Mathematical modeling and numerical analysis of heat transfer in solids of complex shape

Abstract

Introduction. Problem Statement. Modeling of heat exchange in solid bodies of complex shape is an urgent task. Explosions may occur as a result of emergency situations. Explosions are accompanied by pressure waves that destroy structures in their path. Also, explosions are accompanied by the release of heat. This in turn leads to fires. Forecasting the distribution of temperature fields can be used in the design of protective structures. Therefore, the creation of a new mathematical model that adequately describes transient thermal processes in solids, the development of an effective method for solving the problem and its implementation in the form of a modern information system that can be used for engineering purposes for analysis and forecasting is an acute problem. Purpose. The purpose of this study is to use mathematical modelling to obtain non-stationary temperature fields in solids in the region of significant temperature gradients that occur during emergency explosions of gas mixtures. Materials and Methods. Numerical modelling of unsteady heat transfer processes in multiconnected solid bodies of complex shape, surrounded by a heat-conducting gaseous medium, is performed based on a single finite-difference algorithm. Results.

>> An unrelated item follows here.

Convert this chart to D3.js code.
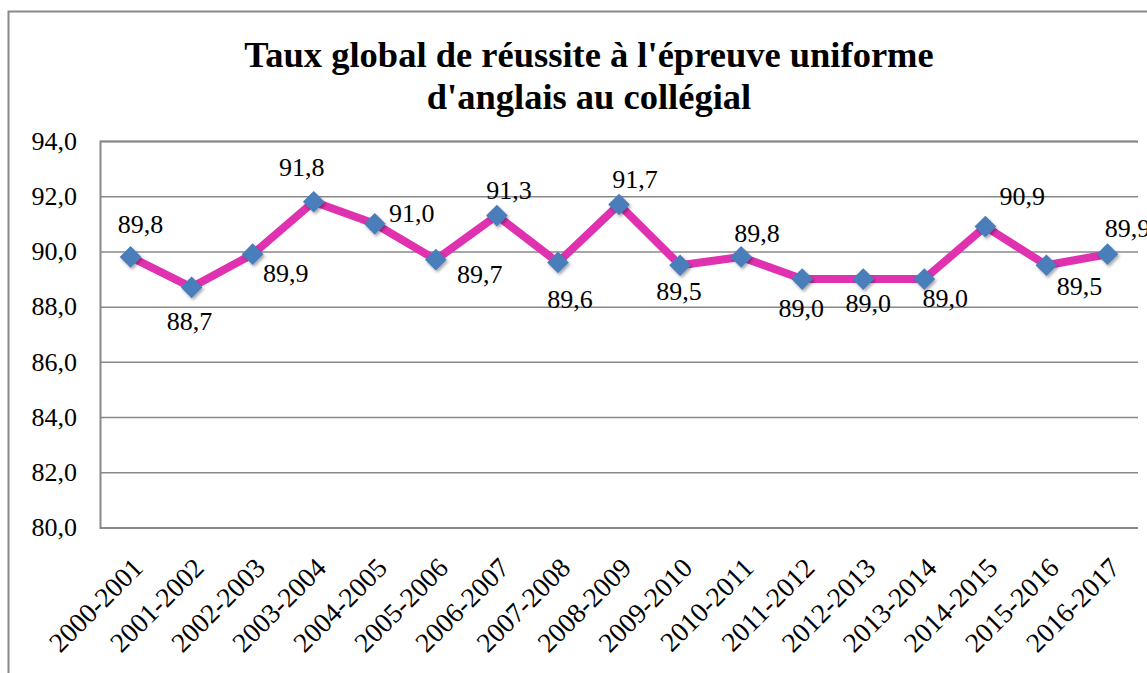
<!DOCTYPE html>
<html>
<head>
<meta charset="utf-8">
<title>Taux global de réussite</title>
<script src="https://cdn.jsdelivr.net/npm/d3@7"></script>
<style>
  body { margin: 0; background: #fff; }
  svg { display: block; }
</style>
</head>
<body>
<svg width="1147" height="673"></svg>
<script>
// data
var years = ["2000-2001","2001-2002","2002-2003","2003-2004","2004-2005","2005-2006",
  "2006-2007","2007-2008","2008-2009","2009-2010","2010-2011","2011-2012","2012-2013",
  "2013-2014","2014-2015","2015-2016","2016-2017"];
var rates = [89.8, 88.7, 89.9, 91.8, 91.0, 89.7, 91.3, 89.6, 91.7, 89.5, 89.8, 89.0, 89.0, 89.0, 90.9, 89.5, 89.9];
var yTicks = [80, 82, 84, 86, 88, 90, 92, 94];
var titleLines = ["Taux global de réussite à l'épreuve uniforme", "d'anglais au collégial"];

var serif = "Liberation Serif";
var svg = d3.select("svg");
var fmt = function(v) { return d3.format(".1f")(v).replace(".", ","); };

// outer frame (right and bottom edges fall outside the picture)
svg.append("path")
  .attr("d", "M8.5,673 V11.5 H1147")
  .attr("fill", "none").attr("stroke", "#888").attr("stroke-width", 2);

// title
svg.append("g").selectAll("text").data(titleLines).enter().append("text")
  .attr("x", 589).attr("y", function(d, i) { return 67 + i * 42; })
  .attr("text-anchor", "middle")
  .style("font-family", serif).style("font-size", "36.5px").style("font-weight", "bold")
  .text(function(d) { return d; });

// scales
var x = d3.scaleBand().domain(years).range([100, 1138]);
var y = d3.scaleLinear().domain([80, 94]).range([527.5, 141]);

// gridlines + y axis
var yAxis = d3.axisLeft(y).tickValues(yTicks).tickSize(-(1138 - 100)).tickFormat(fmt).tickPadding(23);
var gy = svg.append("g").attr("transform", "translate(100,0)").call(yAxis);
gy.select(".domain").attr("stroke", "#888").attr("stroke-width", 2);
gy.selectAll(".tick line").attr("stroke", "#888").attr("stroke-width", 1.5);
gy.selectAll(".tick text").attr("fill", "#000")
  .style("font-family", serif).style("font-size", "26px");

// x axis labels
var xAxis = d3.axisBottom(x).tickSize(0).tickPadding(0);
var gx = svg.append("g").attr("transform", "translate(0,527.5)").call(xAxis);
gx.select(".domain").remove();
gx.selectAll(".tick text")
  .attr("fill", "#000")
  .style("font-family", serif).style("font-size", "27.5px")
  .attr("text-anchor", "end")
  .attr("dy", null).attr("y", 0)
  .attr("transform", "translate(14,42) rotate(-45)");

var cx = function(d, i) { return x(years[i]) + x.bandwidth() / 2; };

// shadow for markers
var defs = svg.append("defs");
var f = defs.append("filter").attr("id", "shadow").attr("x", "-50%").attr("y", "-50%").attr("width", "200%").attr("height", "200%");
f.append("feDropShadow").attr("dx", 1.5).attr("dy", 2).attr("stdDeviation", 1.5).attr("flood-color", "#000").attr("flood-opacity", 0.35);

// line
var line = d3.line().x(cx).y(function(d) { return y(d); });
svg.append("path").datum(rates)
  .attr("d", line)
  .attr("fill", "none").attr("stroke", "#E032B0").attr("stroke-width", 8)
  .attr("stroke-linejoin", "round");

// markers
svg.append("g").selectAll("path").data(rates).enter().append("path")
  .attr("d", d3.symbol().type(d3.symbolDiamond2).size(300))
  .attr("transform", function(d, i) { return "translate(" + cx(d, i) + "," + y(d) + ")"; })
  .attr("fill", "#4A7EBB")
  .attr("filter", "url(#shadow)");

// value labels, nudged as in the original
var labelShift = [[10,-24],[-2,43],[33,28],[-12,-26],[37,-2],[44,23],[12,-17],[12,46],[16,-16],
  [-1,35],[16,-15],[-1,38],[5,33],[21,28],[37,-22],[33,30],[20,-17]];
svg.append("g").selectAll("text").data(rates).enter().append("text")
  .attr("x", function(d, i) { return cx(d, i) + labelShift[i][0]; })
  .attr("y", function(d, i) { return y(d) + labelShift[i][1]; })
  .attr("text-anchor", "middle")
  .style("font-family", serif).style("font-size", "26px")
  .text(fmt);
</script>
</body>
</html>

The joint direct problem of the flow of a continuous gaseous medium, heat transfer between a gas and a solid body, and thermal conductivity inside a solid body is considered. The mathematical model takes into account the spatial nature of the transfer of mass, momentum and energy, as well as the complex shape of streamlined solid bodies. The mathematical model is validated by comparison with analytical solutions of test problems for an infinite steel plate. Three-dimensional temperature fields in spatial solids of the form of various primitives, as well as their combinations, are obtained. Calculations of heat transfer in a turbine blade with a solid section and equipped with cooling cavities are carried out. Conclusions. Three-dimensional temperature fields can be used to assess the thermally stressed state of solids, as well as the strength characteristics of structures located in the zone of shock-pulse action of high overpressure due to an accident explosion of gas mixtures at industrial facilities.